Foreign Corrupt Practices Act & How it May Affect Your Hotel

By Matthew Grosack Associate, DLA Piper | September 15, 2013

As an increasingly globalized and interconnected world economy continues to emerge and as United States ("U.S.") companies continue to expand abroad, what constitutes legally acceptable business practices in the U.S. is often in direct conflict with incongruent foreign business practices and customs. These issues are especially prominent when they concern dealings between U.S. companies operating abroad and foreign officials who act as the gatekeepers to market entrance. Another complexity to this paradigm is the U.S. government's increasing reliance on the Foreign Corrupt Practices Act ("FCPA") as a means to combat bribery, global corruption and impose unitary accounting standards on U.S. companies operating abroad.

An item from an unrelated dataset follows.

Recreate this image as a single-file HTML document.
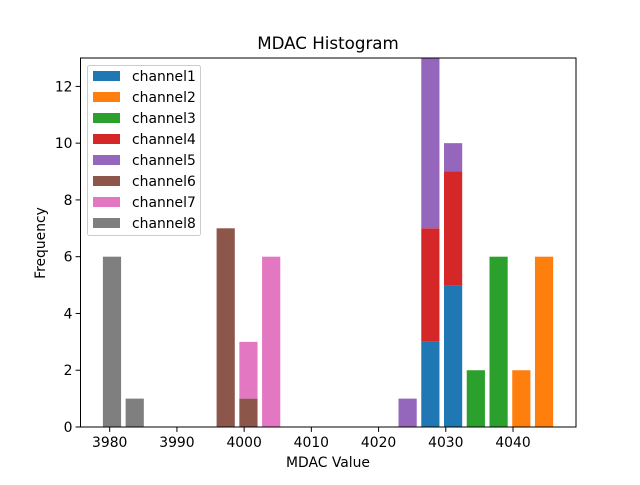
<!DOCTYPE html>
<html><head><meta charset="utf-8"><style>
body{margin:0;background:#fff}
svg text{font-family:"DejaVu Sans","Liberation Sans",sans-serif;fill:#000}
</style></head><body>
<svg id="chart" width="640" height="480" xmlns="http://www.w3.org/2000/svg">
<rect width="640" height="480" fill="#fff"/>
<g id="bars"></g>
<g id="axes"></g>
<g id="legend"></g>
</svg>
<script>
const channels = ["channel1","channel2","channel3","channel4","channel5","channel6","channel7","channel8"];
const colors = ["#1f77b4","#ff7f0e","#2ca02c","#d62728","#9467bd","#8c564b","#e377c2","#7f7f7f"];
const binStart = 3978.65;
const binWidth = 3.383;
const ch1 = [0,0,0,0,0,0,0,0,0,0,0,0,0,0,3,5,0,0,0,0];
const ch2 = [0,0,0,0,0,0,0,0,0,0,0,0,0,0,0,0,0,0,2,6];
const ch3 = [0,0,0,0,0,0,0,0,0,0,0,0,0,0,0,0,2,6,0,0];
const ch4 = [0,0,0,0,0,0,0,0,0,0,0,0,0,0,4,4,0,0,0,0];
const ch5 = [0,0,0,0,0,0,0,0,0,0,0,0,0,1,6,1,0,0,0,0];
const ch6 = [0,0,0,0,0,7,1,0,0,0,0,0,0,0,0,0,0,0,0,0];
const ch7 = [0,0,0,0,0,0,2,6,0,0,0,0,0,0,0,0,0,0,0,0];
const ch8 = [6,1,0,0,0,0,0,0,0,0,0,0,0,0,0,0,0,0,0,0];
const xTicks = [3980,3990,4000,4010,4020,4030,4040];
const yTicks = [0,2,4,6,8,10,12];
const series = [ch1,ch2,ch3,ch4,ch5,ch6,ch7,ch8];

const L=80.5,R=576,T=58,B=427;
const xScale=v=>109.7+(v-3980)*6.722;
const yScale=v=>B-(v/13)*(B-T);
const NS="http://www.w3.org/2000/svg";
function mk(tag,attrs,parent){const e=document.createElementNS(NS,tag);for(const k in attrs)e.setAttribute(k,attrs[k]);parent.appendChild(e);return e;}

const bars=document.getElementById('bars');
const cum=new Array(ch1.length).fill(0);
series.forEach((s,ci)=>{
  s.forEach((v,i)=>{
    if(v>0){
      const x0=binStart+i*binWidth+0.1*binWidth, x1=x0+0.8*binWidth;
      const r=mk('rect',{x:xScale(x0),y:yScale(cum[i]+v),width:xScale(x1)-xScale(x0),height:yScale(cum[i])-yScale(cum[i]+v),fill:colors[ci]},bars);
      
      
    }
    cum[i]+=v;
  });
});

const ax=document.getElementById('axes');
const frame=mk('rect',{x:L,y:T,width:R-L,height:B-T,fill:'none',stroke:'#000','stroke-width':1},ax);


xTicks.forEach(t=>{
  const x=xScale(t);
  mk('line',{x1:x,x2:x,y1:B,y2:B+4.9,stroke:'#000'},ax);
  const tx=mk('text',{x:x,y:B+20,'text-anchor':'middle','font-size':13.9},ax);
  tx.textContent=t;
  
  
});
yTicks.forEach(t=>{
  const y=yScale(t);
  mk('line',{x1:L,x2:L-4.9,y1:y,y2:y,stroke:'#000'},ax);
  const tx=mk('text',{x:L-8,y:y+5,'text-anchor':'end','font-size':13.9},ax);
  tx.textContent=t;
  
  
});
const title=mk('text',{x:328,y:49,'text-anchor':'middle','font-size':16.7},ax);
title.textContent='MDAC Histogram';


const xl=mk('text',{x:328,y:467,'text-anchor':'middle','font-size':13.9},ax);
xl.textContent='MDAC Value';


const yl=mk('text',{x:45,y:243,'text-anchor':'middle','font-size':13.9,transform:'rotate(-90 45 243)'},ax);
yl.textContent='Frequency';



const lg=document.getElementById('legend');
const box=mk('rect',{x:87.5,y:65.5,width:113,height:170,rx:2,fill:'#fff','fill-opacity':0.8,stroke:'#ccc'},lg);


channels.forEach((c,i)=>{
  const y=76+i*21;
  const g=mk('g',{},lg);
  
  
  mk('rect',{x:93,y:y-5,width:27,height:10,fill:colors[i]},g);
  const t=mk('text',{x:132,y:y+5,'font-size':13.9},g);
  t.textContent=c;
});
</script>
</body></html>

Given these complexities, the question then becomes what is a multinational hotel company supposed to do when foreign officials are open and even welcome bribery as an acceptable facet of business or in a country where gift giving, even to foreign officials, is culturally acceptable and expected? The easiest answer is that understanding the complexities of FCPA restrictions and the particular nuances applicable to the hospitality industry is a prerequisite to avoiding substantial penalties (both monetary and criminal) and successfully (and legally) competing abroad.

An Overview of the FCPA

The FCPA was enacted with the goal of curbing the spread of bribery and corrupt practices in foreign countries and prohibits the payment of anything of value to a foreign official with a corrupt intent to influence the official in the exercise of his or her official duties to assist the payor in obtaining or retaining business. The government must prove the five (5) following elements to establish an FCPA violation:

  1. a payment, offer, or promise to pay money or anything of value;
  2. to a foreign governmental official or others with the knowledge that it will be passed onto a foreign official;
  3. with a corrupt motive;
  4. for the purpose of influencing any act or decision, inducting one to act in violation of his lawful duties, securing an improper advantage, or inducing such person to use his influence to affect a decision;
  5. in order to assist in or retaining business.

The FCPA applies broadly to persons and/or companies that: (a) maintain some formal tie to the United States, or (b) commits an act in the United States which furthers a violation. This includes all companies doing business in the U.S. or listed on a U.S. stock exchange and their employees, all U.S. citizens and nationals, all non-U.S. nationals who perform acts in the U.S., as well as others. In short, if a person or company has even a peripheral connection to the U.S. and has contacts with foreign officials, the FCPA applies.

Regulators construe the definitions of the FCPA broadly. For example, the definition of "payment" is broad enough to cover any type of benefit that is conferred on a person or representative that is in a position to affect a company's business relationship with a foreign government. Likewise, there is no value threshold as to what constitutes "value" under the FCPA, meaning that even the most miniscule gift or payment can be construed as a bribe and result in a violation. Further, "value" under the FCPA is construed broadly to include non-monetary (or non-cash) benefits such as travel, entertainment, or meals.